* **TASK BRIEF**: Drop every picture, then transcribe the remaining data exactly.
========================================================================
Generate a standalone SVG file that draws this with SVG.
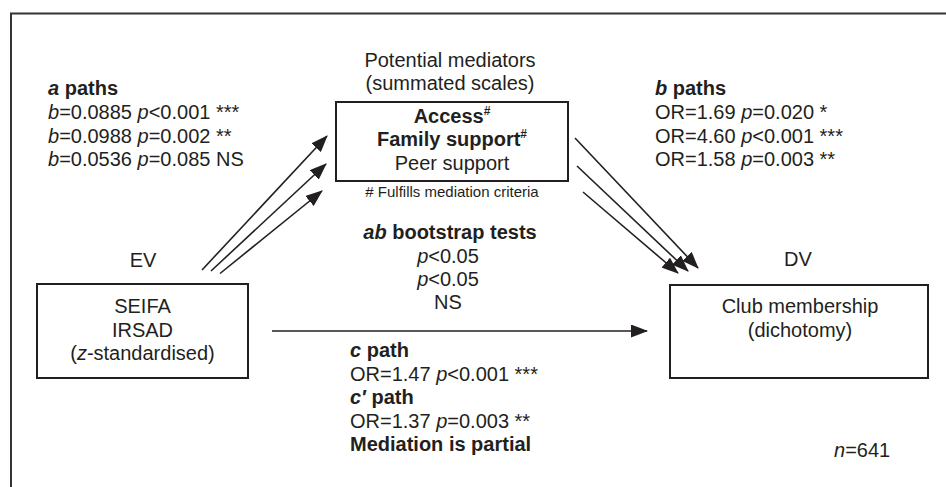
<svg xmlns="http://www.w3.org/2000/svg" width="946" height="487" viewBox="0 0 946 487">
<defs>
<style>
text{font-family:"Liberation Sans",Arial,Helvetica,sans-serif;font-size:20px;fill:#231f20}
.b{font-weight:bold}
.i{font-style:italic}
.bi{font-weight:bold;font-style:italic}
.sm{font-size:15px}
.sup{font-size:12px;font-weight:bold}
.c{text-anchor:middle}
.box{fill:#fff;stroke:#231f20;stroke-width:2}
.ln{stroke:#231f20;stroke-width:1.6;fill:none;marker-end:url(#ah)}
</style>
<marker id="ah" markerWidth="17" markerHeight="13" refX="16" refY="6.5" orient="auto" markerUnits="userSpaceOnUse">
<path d="M0,0 L17,6.5 L0,13 z" fill="#231f20"/>
</marker>
</defs>
<rect width="946" height="487" fill="#fff"/>
<path d="M11,487 V13.5 H946" fill="none" stroke="#333" stroke-width="2"/>

<g id="connectors">
<line class="ln" x1="202" y1="270" x2="327" y2="136"/>
<line class="ln" x1="211" y1="271" x2="326" y2="164"/>
<line class="ln" x1="220" y1="273.5" x2="322" y2="191"/>
<line class="ln" x1="575" y1="138" x2="698" y2="268"/>
<line class="ln" x1="577" y1="166" x2="688" y2="271"/>
<line class="ln" x1="583" y1="192" x2="678" y2="273"/>
<line class="ln" x1="272" y1="331" x2="647" y2="331"/>
</g>

<g id="a-paths">
<text x="48" y="95" class="b"><tspan class="bi">a</tspan> paths</text>
<text x="48" y="119"><tspan class="i">b</tspan>=0.0885 <tspan class="i">p</tspan>&lt;0.001 ***</text>
<text x="48" y="142.5"><tspan class="i">b</tspan>=0.0988 <tspan class="i">p</tspan>=0.002 **</text>
<text x="48" y="166"><tspan class="i">b</tspan>=0.0536 <tspan class="i">p</tspan>=0.085 NS</text>
</g>

<g id="mediators">
<text x="450" y="67" class="c">Potential mediators</text>
<text x="450" y="90" class="c">(summated scales)</text>
<rect class="box" x="336" y="102" width="232" height="79"/>
<text x="452" y="123" class="c b">Access<tspan class="sup" dy="-8">#</tspan></text>
<text x="452" y="146" class="c b">Family support<tspan class="sup" dy="-8">#</tspan></text>
<text x="452" y="169.5" class="c">Peer support</text>
<text x="452" y="197" class="c sm"># Fulfills mediation criteria</text>
</g>

<g id="b-paths">
<text x="655" y="95" class="b"><tspan class="bi">b</tspan> paths</text>
<text x="655" y="119">OR=1.69 <tspan class="i">p</tspan>=0.020 *</text>
<text x="655" y="142.5">OR=4.60 <tspan class="i">p</tspan>&lt;0.001 ***</text>
<text x="655" y="166">OR=1.58 <tspan class="i">p</tspan>=0.003 **</text>
</g>

<g id="ab-tests">
<text x="450" y="239" class="c b"><tspan class="bi">ab</tspan> bootstrap tests</text>
<text x="448" y="263" class="c"><tspan class="i">p</tspan>&lt;0.05</text>
<text x="448" y="286" class="c"><tspan class="i">p</tspan>&lt;0.05</text>
<text x="448" y="309" class="c">NS</text>
</g>

<g id="ev">
<text x="143" y="267" class="c">EV</text>
<rect class="box" x="37" y="284" width="211" height="94"/>
<text x="142.5" y="313" class="c">SEIFA</text>
<text x="142.5" y="336.5" class="c">IRSAD</text>
<text x="142.5" y="360" class="c">(<tspan class="i">z</tspan>-standardised)</text>
</g>

<g id="dv">
<text x="798" y="266" class="c">DV</text>
<rect class="box" x="670" y="285" width="258" height="93"/>
<text x="800" y="313" class="c">Club membership</text>
<text x="800" y="336.5" class="c">(dichotomy)</text>
</g>

<g id="c-paths">
<text x="350" y="357" class="b"><tspan class="bi">c</tspan> path</text>
<text x="350" y="380.5">OR=1.47 <tspan class="i">p</tspan>&lt;0.001 ***</text>
<text x="350" y="404" class="b"><tspan class="bi">c′</tspan> path</text>
<text x="350" y="427.5">OR=1.37 <tspan class="i">p</tspan>=0.003 **</text>
<text x="350" y="451" class="b">Mediation is partial</text>
</g>

<g id="n">
<text x="834" y="457"><tspan class="i">n</tspan>=641</text>
</g>
</svg>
========================================================================
* **THE SOLUTION**:
Generate a standalone SVG file that draws this with SVG.
<svg xmlns="http://www.w3.org/2000/svg" width="946" height="487" viewBox="0 0 946 487">
<defs>
<style>
text{font-family:"Liberation Sans",Arial,Helvetica,sans-serif;font-size:20px;fill:#231f20}
.b{font-weight:bold}
.i{font-style:italic}
.bi{font-weight:bold;font-style:italic}
.sm{font-size:15px}
.sup{font-size:12px;font-weight:bold}
.c{text-anchor:middle}
.box{fill:#fff;stroke:#231f20;stroke-width:2}
.ln{stroke:#231f20;stroke-width:1.6;fill:none;marker-end:url(#ah)}
</style>
<marker id="ah" markerWidth="17" markerHeight="13" refX="16" refY="6.5" orient="auto" markerUnits="userSpaceOnUse">
<path d="M0,0 L17,6.5 L0,13 z" fill="#231f20"/>
</marker>
</defs>
<rect width="946" height="487" fill="#fff"/>
<path d="M11,487 V13.5 H946" fill="none" stroke="#333" stroke-width="2"/>

<g id="connectors">
<line class="ln" x1="202" y1="270" x2="327" y2="136"/>
<line class="ln" x1="211" y1="271" x2="326" y2="164"/>
<line class="ln" x1="220" y1="273.5" x2="322" y2="191"/>
<line class="ln" x1="575" y1="138" x2="698" y2="268"/>
<line class="ln" x1="577" y1="166" x2="688" y2="271"/>
<line class="ln" x1="583" y1="192" x2="678" y2="273"/>
<line class="ln" x1="272" y1="331" x2="647" y2="331"/>
</g>

<g id="a-paths">
<text x="48" y="95" class="b"><tspan class="bi">a</tspan> paths</text>
<text x="48" y="119"><tspan class="i">b</tspan>=0.0885 <tspan class="i">p</tspan>&lt;0.001 ***</text>
<text x="48" y="142.5"><tspan class="i">b</tspan>=0.0988 <tspan class="i">p</tspan>=0.002 **</text>
<text x="48" y="166"><tspan class="i">b</tspan>=0.0536 <tspan class="i">p</tspan>=0.085 NS</text>
</g>

<g id="mediators">
<text x="450" y="67" class="c">Potential mediators</text>
<text x="450" y="90" class="c">(summated scales)</text>
<rect class="box" x="336" y="102" width="232" height="79"/>
<text x="452" y="123" class="c b">Access<tspan class="sup" dy="-8">#</tspan></text>
<text x="452" y="146" class="c b">Family support<tspan class="sup" dy="-8">#</tspan></text>
<text x="452" y="169.5" class="c">Peer support</text>
<text x="452" y="197" class="c sm"># Fulfills mediation criteria</text>
</g>

<g id="b-paths">
<text x="655" y="95" class="b"><tspan class="bi">b</tspan> paths</text>
<text x="655" y="119">OR=1.69 <tspan class="i">p</tspan>=0.020 *</text>
<text x="655" y="142.5">OR=4.60 <tspan class="i">p</tspan>&lt;0.001 ***</text>
<text x="655" y="166">OR=1.58 <tspan class="i">p</tspan>=0.003 **</text>
</g>

<g id="ab-tests">
<text x="450" y="239" class="c b"><tspan class="bi">ab</tspan> bootstrap tests</text>
<text x="448" y="263" class="c"><tspan class="i">p</tspan>&lt;0.05</text>
<text x="448" y="286" class="c"><tspan class="i">p</tspan>&lt;0.05</text>
<text x="448" y="309" class="c">NS</text>
</g>

<g id="ev">
<text x="143" y="267" class="c">EV</text>
<rect class="box" x="37" y="284" width="211" height="94"/>
<text x="142.5" y="313" class="c">SEIFA</text>
<text x="142.5" y="336.5" class="c">IRSAD</text>
<text x="142.5" y="360" class="c">(<tspan class="i">z</tspan>-standardised)</text>
</g>

<g id="dv">
<text x="798" y="266" class="c">DV</text>
<rect class="box" x="670" y="285" width="258" height="93"/>
<text x="800" y="313" class="c">Club membership</text>
<text x="800" y="336.5" class="c">(dichotomy)</text>
</g>

<g id="c-paths">
<text x="350" y="357" class="b"><tspan class="bi">c</tspan> path</text>
<text x="350" y="380.5">OR=1.47 <tspan class="i">p</tspan>&lt;0.001 ***</text>
<text x="350" y="404" class="b"><tspan class="bi">c′</tspan> path</text>
<text x="350" y="427.5">OR=1.37 <tspan class="i">p</tspan>=0.003 **</text>
<text x="350" y="451" class="b">Mediation is partial</text>
</g>

<g id="n">
<text x="834" y="457"><tspan class="i">n</tspan>=641</text>
</g>
</svg>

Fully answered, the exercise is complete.